Unilever is on the verge of striking a landmark deal with spice maker McCormick with the aim of combining their food businesses.
The proposed deal is valued at approximately $15.7 billion in cash. The transaction is expected to be structured as a reverse Morris Trust, a strategic move designed to maximize tax efficiency. This process will involve two stages.
In the first phase, Unilever will separate its food business into a standalone entity and in the next phase the company will merge it with McCormick.
Under the current terms, Unilever shareholders will take a majority stake of 65 percent in the newly combined food and space giant. The move will bring in significant cash and ensure that its investors retain primary control over the future growth of the merged business.

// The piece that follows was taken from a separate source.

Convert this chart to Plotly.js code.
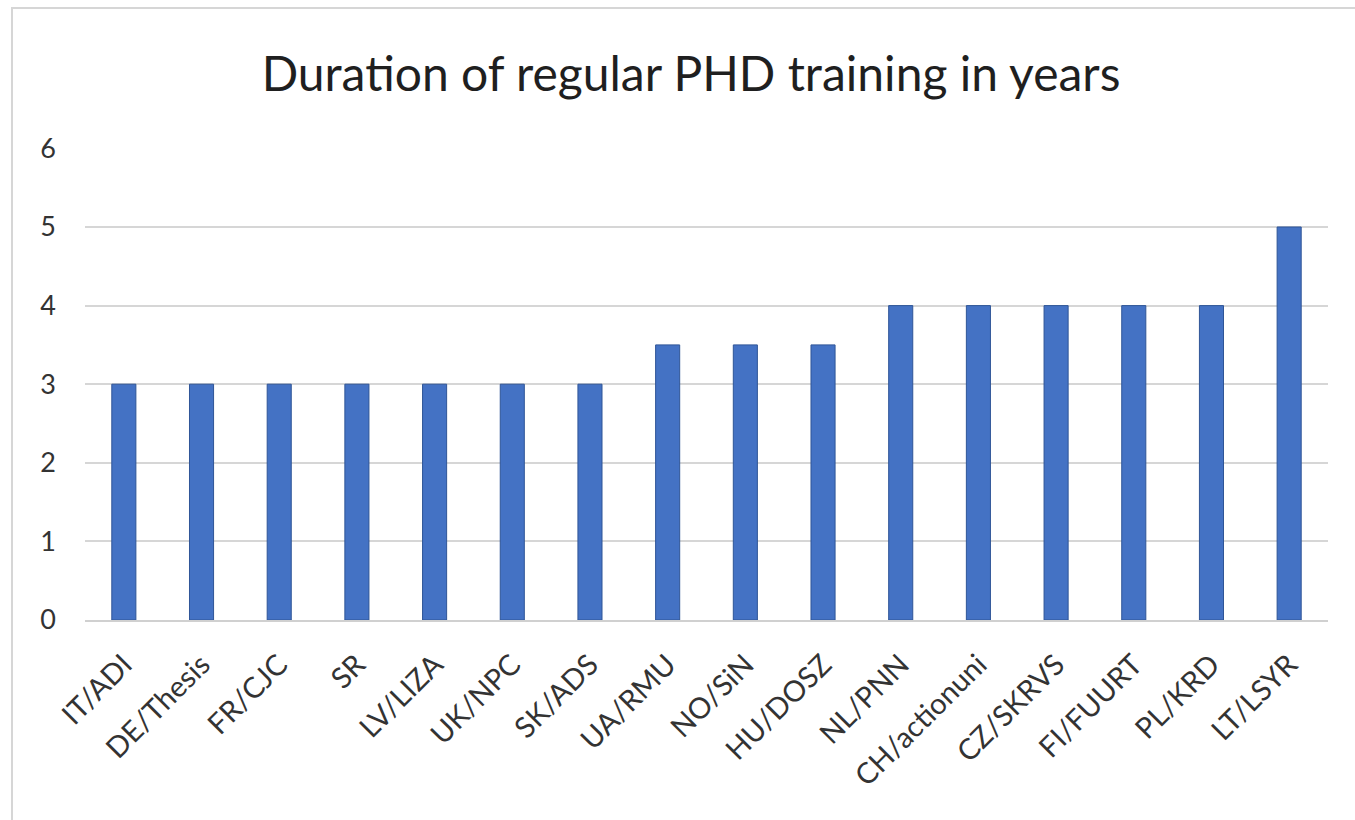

However, the proposed merger of its food business will lead to the exit of Unilever’s operations in India.
“Work is continuing to agree and finalize the transaction and it is possible that the agreement could be concluded today, although there can be no certainty that the transaction will be agreed,” Unilever said in a statement.
After the signing of this much-anticipated deal, the valuation of the Unilever food business will reach 28-31 billion euros, as predicted by analysts at Barclays.
The deal also highlights the potential structure of Unilever under the leadership of Fernando Fernandez, who takes over as CEO in March 2025.
The deal follows a historic year for Fernandez, which has been defined by the successful spin-offs and public listings of Unilever’s ice cream division, including Magnum and Ben & Jerry’s.